Recent versions of BIND (8+) are not terrible to administer, and have much more reasonable data files. Older version were *really* nasty, and had a data file format so complicated that we invented a dedicated zone-transfer mechanism just so people could send DNS data to each other.
And while djbdns uses an unconventional admin system with lots of environmental variables, that's a one-time setup (that is probably done in large part by your package manager) and the actual data files are dead-simple -- plain text, one record per line, can do DNS lookups at build time, can concatenate files, etc. There are valid complaints to be made about djbdns, but I don't think "difficult to wrangle" is one of them.
It gets restarted automatically. Check system.log.
Recent versions of BIND (8+) are not terrible to administer
Try configuring dynamic DNS through nsupdate with a shared secret.
If you have an NS key, you can specify the key on the command line, or you can store the key in a file, and pass the filename.
The former is a security risk (as anyone running 'ps' can see your key). The latter? Well, someone decided that it would be a good idea to hard code metadata in the filename (even though the same metadata must be present inside the file too.) Oh, and you need two files, even though it's only using one. Oh, and you need to name the key the same as the zone in your named.conf.
Considering that I've only ever seen that level of idiocy from first year comp-sci majors, I have to wonder at the technical competence of the people in charge of writing BIND.
You seem to be just taking all changes and rebooting. I do that all the time on my ubuntu laptops but I wouldn't manage my servers that way.
More so because some package managers (such as CentOS) tend to replace customized init.d files with the stock ones (renaming the ones you had).

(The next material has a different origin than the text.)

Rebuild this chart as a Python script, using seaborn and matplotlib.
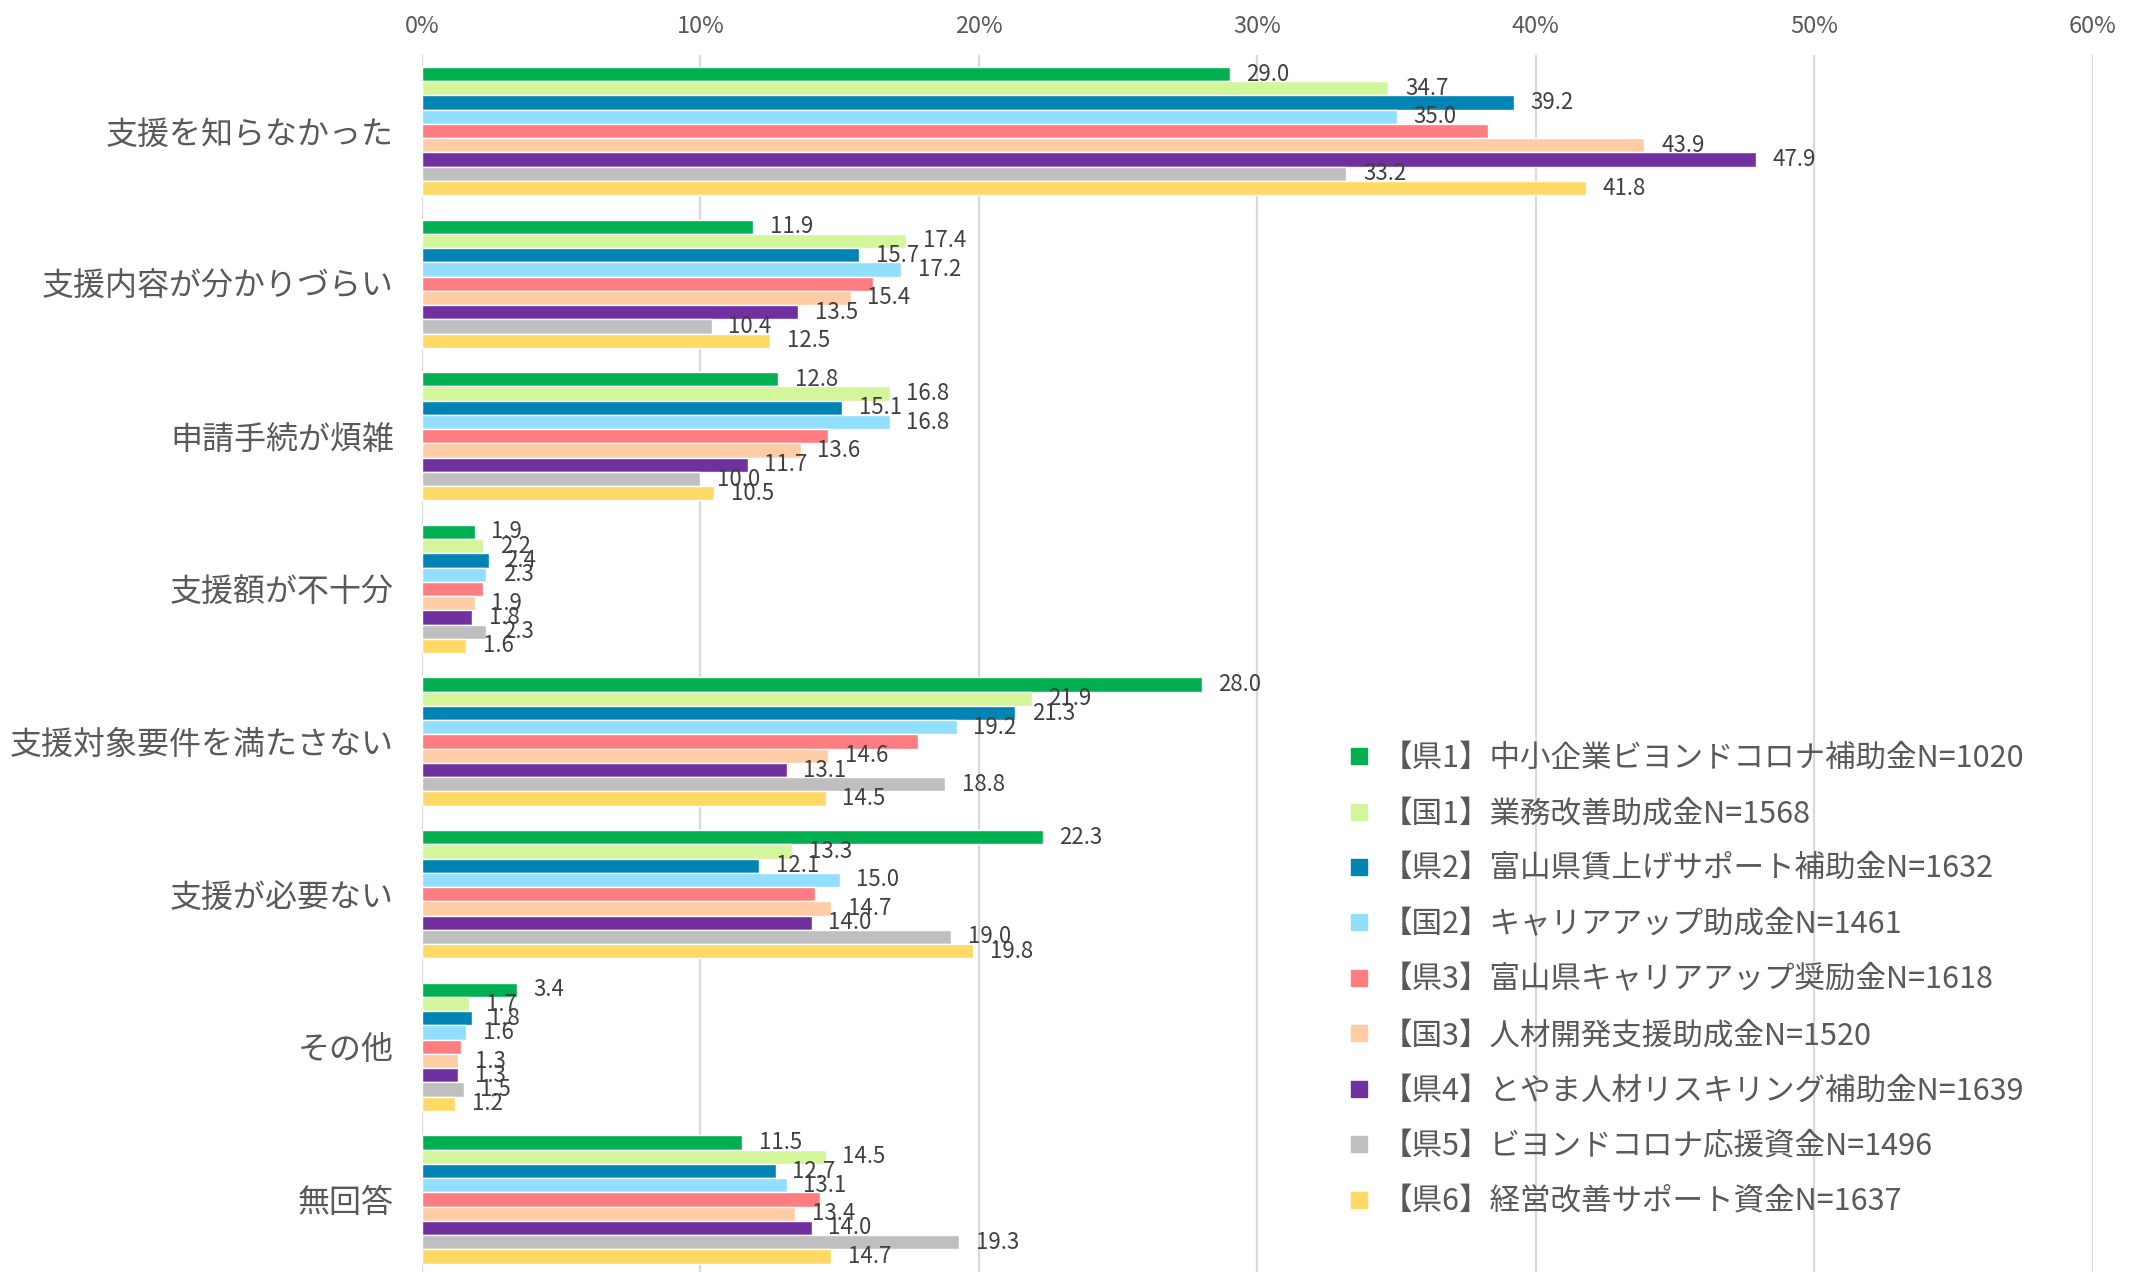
import matplotlib
matplotlib.use('Agg')
import matplotlib.pyplot as plt
from matplotlib.lines import Line2D
from matplotlib.ticker import FuncFormatter
import seaborn as sns
import pandas as pd

# categories (top to bottom)
categories = ['支援を知らなかった', '支援内容が分かりづらい', '申請手続が煩雑', '支援額が不十分',
              '支援対象要件を満たさない', '支援が必要ない', 'その他', '無回答']

# series names (legend order)
series = ['【県1】中小企業ビヨンドコロナ補助金N=1020',
          '【国1】業務改善助成金N=1568',
          '【県2】富山県賃上げサポート補助金N=1632',
          '【国2】キャリアアップ助成金N=1461',
          '【県3】富山県キャリアアップ奨励金N=1618',
          '【国3】人材開発支援助成金N=1520',
          '【県4】とやま人材リスキリング補助金N=1639',
          '【県5】ビヨンドコロナ応援資金N=1496',
          '【県6】経営改善サポート資金N=1637']

ken1 = [29.0, 11.9, 12.8, 1.9, 28.0, 22.3, 3.4, 11.5]
kuni1 = [34.7, 17.4, 16.8, 2.2, 21.9, 13.3, 1.7, 14.5]
ken2 = [39.2, 15.7, 15.1, 2.4, 21.3, 12.1, 1.8, 12.7]
kuni2 = [35.0, 17.2, 16.8, 2.3, 19.2, 15.0, 1.6, 13.1]
ken3 = [38.3, 16.2, 14.6, 2.2, 17.8, 14.1, 1.4, 14.3]   # no labels shown for this one
kuni3 = [43.9, 15.4, 13.6, 1.9, 14.6, 14.7, 1.3, 13.4]
ken4 = [47.9, 13.5, 11.7, 1.8, 13.1, 14.0, 1.3, 14.0]
ken5 = [33.2, 10.4, 10.0, 2.3, 18.8, 19.0, 1.5, 19.3]
ken6 = [41.8, 12.5, 10.5, 1.6, 14.5, 19.8, 1.2, 14.7]
all_values = [ken1, kuni1, ken2, kuni2, ken3, kuni3, ken4, ken5, ken6]

colors = ['#00B050', '#D4F69A', '#0084B3', '#92DFFD', '#FF7C80',
          '#FFCDA5', '#7030A0', '#BFBFBF', '#FFD966']

x_ticks = [0, 10, 20, 30, 40, 50, 60]

rows = []
for name, vals in zip(series, all_values):
    for cat, v in zip(categories, vals):
        rows.append({'category': cat, 'series': name, 'value': v})
df = pd.DataFrame(rows)

sns.set_style('white')
plt.rcParams['font.family'] = ['Noto Sans CJK JP', 'DejaVu Sans']

text_gray = '#595959'

fig = plt.figure(figsize=(21.34, 12.72), dpi=100)
ax = fig.add_axes([0.1977, -0.003, 0.783, 0.96])

sns.barplot(data=df, y='category', x='value', hue='series', order=categories,
            hue_order=series, palette=colors, width=0.84, errorbar=None,
            saturation=1, legend=False, ax=ax)

# value labels (the 県3 series has none in the original)
for i, cont in enumerate(ax.containers):
    if i == 4:
        continue
    ax.bar_label(cont, fmt='%.1f', padding=12, fontsize=16, color='#404040')

ax.set_xlim(0, 60)
ax.set_xticks(x_ticks)
ax.xaxis.set_major_formatter(FuncFormatter(lambda v, p: f'{int(v)}%'))
ax.xaxis.tick_top()
ax.tick_params(axis='x', length=0, pad=12, labelsize=17, labelcolor=text_gray)
ax.tick_params(axis='y', length=0, pad=20, labelsize=23, labelcolor=text_gray)
ax.set_xlabel('')
ax.set_ylabel('')
ax.grid(axis='x', color='#D9D9D9', linewidth=1.6)
ax.grid(axis='y', visible=False)
ax.set_axisbelow(True)
for s in ax.spines.values():
    s.set_visible(False)

handles = [Line2D([], [], marker='s', linestyle='', color=c, markersize=12) for c in colors]
fig.legend(handles, series, loc='upper left', bbox_to_anchor=(0.6326, 0.416),
           frameon=False, fontsize=22, labelcolor=text_gray, handlelength=0.6,
           handletextpad=0.45, labelspacing=0.8, borderpad=0, borderaxespad=0)

fig.savefig('out.png', dpi=100)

This is not really a big deal, but it sometimes breaks some services.
No sig
For a quick "fix":
iptables -A INPUT -p udp --dport 53 -j DROP -m u32 --u32 '30>>27&0xF=5'
Will block (all) dnsupdate requests.
None of that changes the fact that his software is several orders of magnitude more secure than the competition.
Him being an asshole doesn't change any of that and the constant harping on about it smacks of resentment and an inferiority complex.
" Older version were *really* nasty, and had a data file format so complicated... "
Rememeber that this was a product of the early 1980s; Brian Reid, Director of Digital Equipment Corporation's Network Systems Laboratory ("decwrl.uucp") hired a kid, Paul Vixie, to take the buggy Berkley B-tree code and turn it into something resembling professional software. At the time even C was not even close to ubiquitous, Assembler was though and in fact the great majority of code written for the early microprocessor based systems of that era was written in assembly.
So it should not be any great shock that bind config files looked like assembly code, or that the later versions looked like C.
Frankly I found the earlier bind config files much easier to use, and the djbdns config files even easier (once you get used to them) to use, and (much) more importantly, you can write a program to manipulate these datum very easily. It's ugly and complicated with bind data files of any version.
Need Mercedes parts ?
I am already updated. Thanks to Debian.
Still works, according to shutdown(8) on CentOS.
-r : reboot
-f : skip fsck
-n : don't go through init, just kill everything
Would be a pretty fast way of rebooting, especially if you have lots of slot K* scripts in /etc/init.d/*
It's not recommended, though, because you never know how much "just kill everything" is going to destroy... Corrupt files, etc.